Logo ele, tão avesso às novas tecnologias de clonagem e ressurreição!!!
Pensava, como crente num Deus maior, que aquilo não passava de uma aberração sem alma, e que os planos de seu deus não incluíam clones perpétuos, mesmo que aceitasse a eternidade como uma dádiva.

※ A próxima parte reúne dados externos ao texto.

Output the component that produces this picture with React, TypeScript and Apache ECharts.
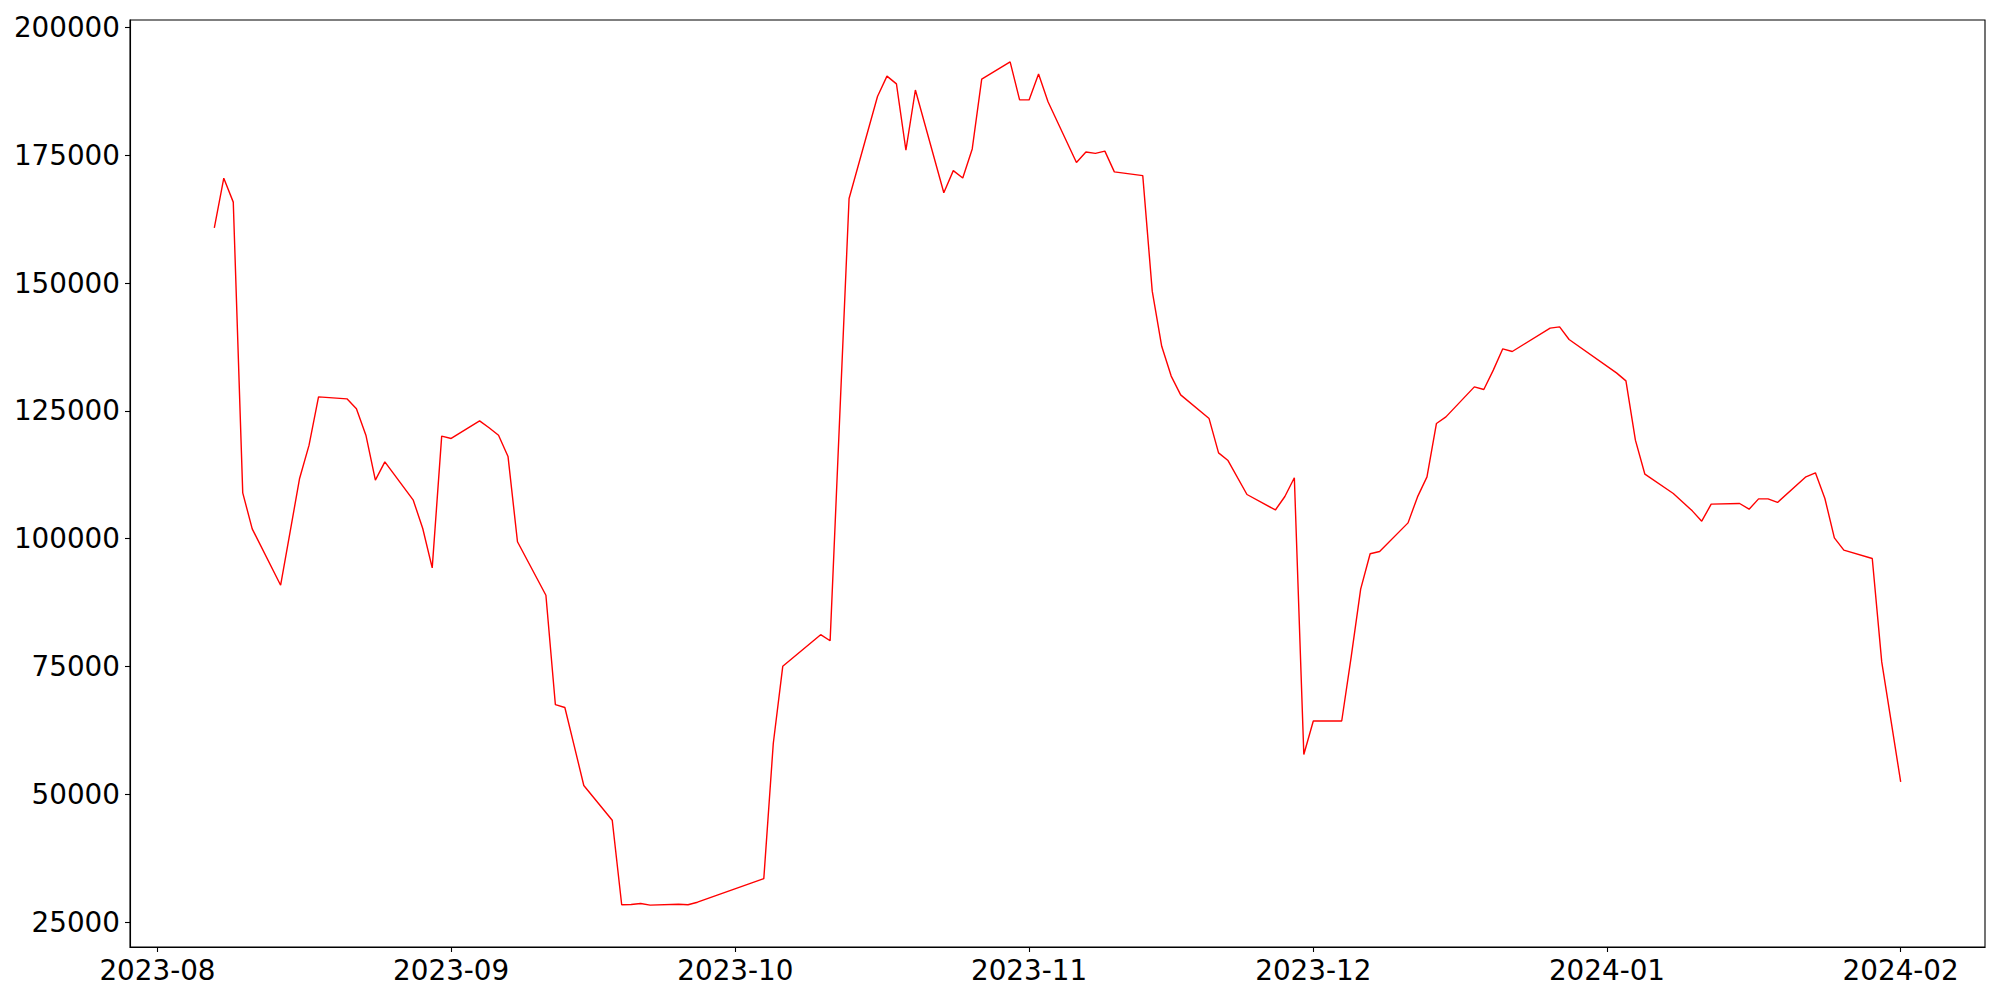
import React, { useEffect, useRef } from "react";
import * as echarts from "echarts";

const dates: string[] = [
  "2023-08-07", "2023-08-08", "2023-08-09", "2023-08-10", "2023-08-11",
  "2023-08-14", "2023-08-15", "2023-08-16", "2023-08-17", "2023-08-18",
  "2023-08-21", "2023-08-22", "2023-08-23", "2023-08-24", "2023-08-25",
  "2023-08-28", "2023-08-29", "2023-08-30", "2023-08-31", "2023-09-01",
  "2023-09-04", "2023-09-05", "2023-09-06", "2023-09-07", "2023-09-08",
  "2023-09-11", "2023-09-12", "2023-09-13", "2023-09-14", "2023-09-15",
  "2023-09-18", "2023-09-19", "2023-09-20", "2023-09-21", "2023-09-22",
  "2023-09-25", "2023-09-26", "2023-09-27",
  "2023-10-04", "2023-10-05", "2023-10-06",
  "2023-10-10", "2023-10-11", "2023-10-13",
  "2023-10-16", "2023-10-17", "2023-10-18", "2023-10-19", "2023-10-20",
  "2023-10-23", "2023-10-24", "2023-10-25", "2023-10-26", "2023-10-27",
  "2023-10-30", "2023-10-31", "2023-11-01", "2023-11-02", "2023-11-03",
  "2023-11-06", "2023-11-07", "2023-11-08", "2023-11-09", "2023-11-10",
  "2023-11-13", "2023-11-14", "2023-11-15", "2023-11-16", "2023-11-17",
  "2023-11-20", "2023-11-21", "2023-11-22", "2023-11-24",
  "2023-11-27", "2023-11-28", "2023-11-29", "2023-11-30", "2023-12-01",
  "2023-12-04", "2023-12-05", "2023-12-06", "2023-12-07", "2023-12-08",
  "2023-12-11", "2023-12-12", "2023-12-13", "2023-12-14", "2023-12-15",
  "2023-12-18", "2023-12-19", "2023-12-20", "2023-12-21", "2023-12-22",
  "2023-12-26", "2023-12-27", "2023-12-28",
  "2024-01-02", "2024-01-03", "2024-01-04", "2024-01-05",
  "2024-01-08", "2024-01-10", "2024-01-11", "2024-01-12",
  "2024-01-15", "2024-01-16", "2024-01-17", "2024-01-18", "2024-01-19",
  "2024-01-22", "2024-01-23", "2024-01-24", "2024-01-25", "2024-01-26",
  "2024-01-29", "2024-01-30", "2024-01-31", "2024-02-01",
];

const values: number[] = [
  160800, 170520, 165830, 108970, 101930,
  90910, 101340, 111780, 118300, 127750,
  127360, 125400, 120250, 111450, 115030,
  107540, 102000, 94300, 120060, 119610,
  123050, 121700, 120230, 116090, 99400,
  88940, 67540, 66990, 59400, 51735,
  44950, 28420, 28450, 28650, 28340,
  28500, 28420, 28910,
  33525, 59950, 75050,
  81230, 80040, 166550,
  186480, 190470, 188950, 175980, 187760,
  167670, 171990, 170540, 176235, 189890,
  193270, 185820, 185820, 190900, 185470,
  173590, 175630, 175370, 175800, 171740,
  171010, 148420, 137640, 131810, 128140,
  123500, 116790, 115290, 108650,
  105620, 108260, 111920, 57800, 64350,
  64350, 76900, 90130, 97070, 97490,
  103100, 108180, 112100, 122540, 123830,
  129700, 129190, 132970, 137140, 136620,
  141180, 141440, 138970,
  132440, 130870, 119280, 112620,
  108850, 105450, 103430, 106760,
  106890, 105780, 107790, 107790, 107090,
  112100, 112880, 107870, 100170, 97760,
  96140, 75910, 64180, 52440,
];

const xTickDates: string[] = [
  "2023-08-01", "2023-09-01", "2023-10-01", "2023-11-01",
  "2023-12-01", "2024-01-01", "2024-02-01",
];

const yTicks: number[] = [25000, 50000, 75000, 100000, 125000, 150000, 175000, 200000];

const X_MIN = "2023-07-29T02:24:00Z";
const X_MAX = "2024-02-09T21:36:00Z";
const Y_MIN = 20150;
const Y_MAX = 201450;

const toTs = (s: string): number => {
  const [y, m, d] = s.split("-").map(Number);
  return Date.UTC(y, m - 1, d);
};

const fmtMonth = (v: number): string => {
  const d = new Date(v);
  return `${d.getUTCFullYear()}-${String(d.getUTCMonth() + 1).padStart(2, "0")}`;
};

export default function App() {
  const ref = useRef<HTMLDivElement>(null);

  useEffect(() => {
    if (!ref.current) return;
    const chart = echarts.init(ref.current, null, { renderer: "svg" });
    const xTicks = xTickDates.map(toTs);
    const font = { fontFamily: "DejaVu Sans", fontSize: 27.8, color: "#000" };
    chart.setOption({
      animation: false,
      backgroundColor: "#fff",
      grid: {
        left: 130,
        right: 15,
        top: 20,
        bottom: 53,
        show: true,
        borderColor: "#000",
        borderWidth: 1.1,
        backgroundColor: "transparent",
      },
      xAxis: {
        type: "value",
        min: Date.parse(X_MIN),
        max: Date.parse(X_MAX),
        axisLine: { show: true, onZero: false, lineStyle: { color: "#000", width: 1.1 } },
        axisTick: {
          show: true,
          length: 5,
          customValues: xTicks,
          lineStyle: { color: "#000", width: 1.1 },
        },
        axisLabel: {
          ...font,
          margin: 9,
          customValues: xTicks,
          formatter: (v: number) => fmtMonth(v),
        },
        splitLine: { show: false },
      },
      yAxis: {
        type: "value",
        min: Y_MIN,
        max: Y_MAX,
        axisLine: { show: true, onZero: false, lineStyle: { color: "#000", width: 1.1 } },
        axisTick: {
          show: true,
          length: 5,
          customValues: yTicks,
          lineStyle: { color: "#000", width: 1.1 },
        },
        axisLabel: {
          ...font,
          margin: 10,
          customValues: yTicks,
          formatter: (v: number) => String(v),
        },
        splitLine: { show: false },
      },
      series: [
        {
          type: "line",
          data: dates.map((d, i) => [toTs(d), values[i]]),
          showSymbol: false,
          symbol: "none",
          lineStyle: { color: "#ff0000", width: 1.4 },
          itemStyle: { color: "#ff0000" },
        },
      ],
    });
    return () => chart.dispose();
  }, []);

  return (
    <div
      ref={ref}
      style={{ position: "absolute", left: 0, top: 0, width: 2000, height: 1000, background: "#fff" }}
    />
  );
}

Afinal, como a alma poderia ser recriada???
Achava que, a morte tendo sido banida, deveriam os seres inteligentes resignarem-se aos desígnios do Criador, quano fossem afastados para sempre.
"Até que a vida eterna os separe"! Não foram estes os votos proferidos quando da formalização de sua convivência com Anésia?
Relembrou seus ternos arfares dentro dele, suas unhas delicadas arranhando-lhe as costas, sua ironia altaneira e sua mordacidade humorística, bem como todas as vezes em que debruçaram-se juntos sobre uma nova teoria do Tempo, ou sobre uma nova cultura alienígena...
Veio-lhe à mente que, de todas as humanas terráqueas, ela era certamente uma das mais inteligentes e fisicamente atraentes para seus padrões exigentes, com suas carnes sobrando nas laterais, seus enormes e roliços bíceps e seus cabelos negros como a noite, que parecera derramar-se sobre toda ela, pintando-a no mais puro negrume luzidio que se podia imaginar ou desejar...
Suspirou novamente, de saudades físicas, emocionais, mentais, olfativas...
Como recusar o que ela lhe ofertava, de tão longe, onde (quando), possivelmente, já estaria enveredando por novas experiências sensório-corporais, nos seus intermináveis intercâmbios com as outras humanidades?
Bem, pensou, esta nova Anésia certamente levaria um susto ao se deparar com um Flavius bem diferente de suas memórias chipadas!
Ele tornava-se ateu, no exato momento em que decidia acolher o clone na sua vida, como acolhera Anésia, e ela a ele!
Seriam felizes para sempre?
Ela seria novamente uma Capitã da Esquadria Espaço-Temporal ou escolheria algo mais terreno?
Que novas possibilidades adviriam desta outra muher que teria que encontrar um lugar na sociedade, sem que a sombra da outra a tolhesse e delimitasse?
Teriam a eternidade toda para descobrir, riu-se ele, totalmente esquecido do Inferno e da Salvação, e ponderando sobre uma nova coleção de holografias que vira numa galeria, muito menos sanguinolentas e mais condizentes com suas novas convicções, do que as terríveis imagens mórbidas de dor que enxameavam na sala, as quais a sua Anésia realmente nunca apreciara...
E voltou correndo para a cozinha, onde a fumaça de um assado politicamente incorreto nestes novos tempos vegetarianos
enegrecia-se rapidamente, disparando os sensores anti incêndios.
Mal podia esperar pelas próximas reuniões na Universidade!
Seus colegas terráqueoas teriam muito que rir-se dele, imaginou, mas tomariam aquilo muito mais como outra extavagância de um Humano Extraterrestre do que como uma séria mudança de convicções.
Como, alías, haviam feito ao descobrirem-no seguidor das Religiões Mortas de 10 séculos atrás.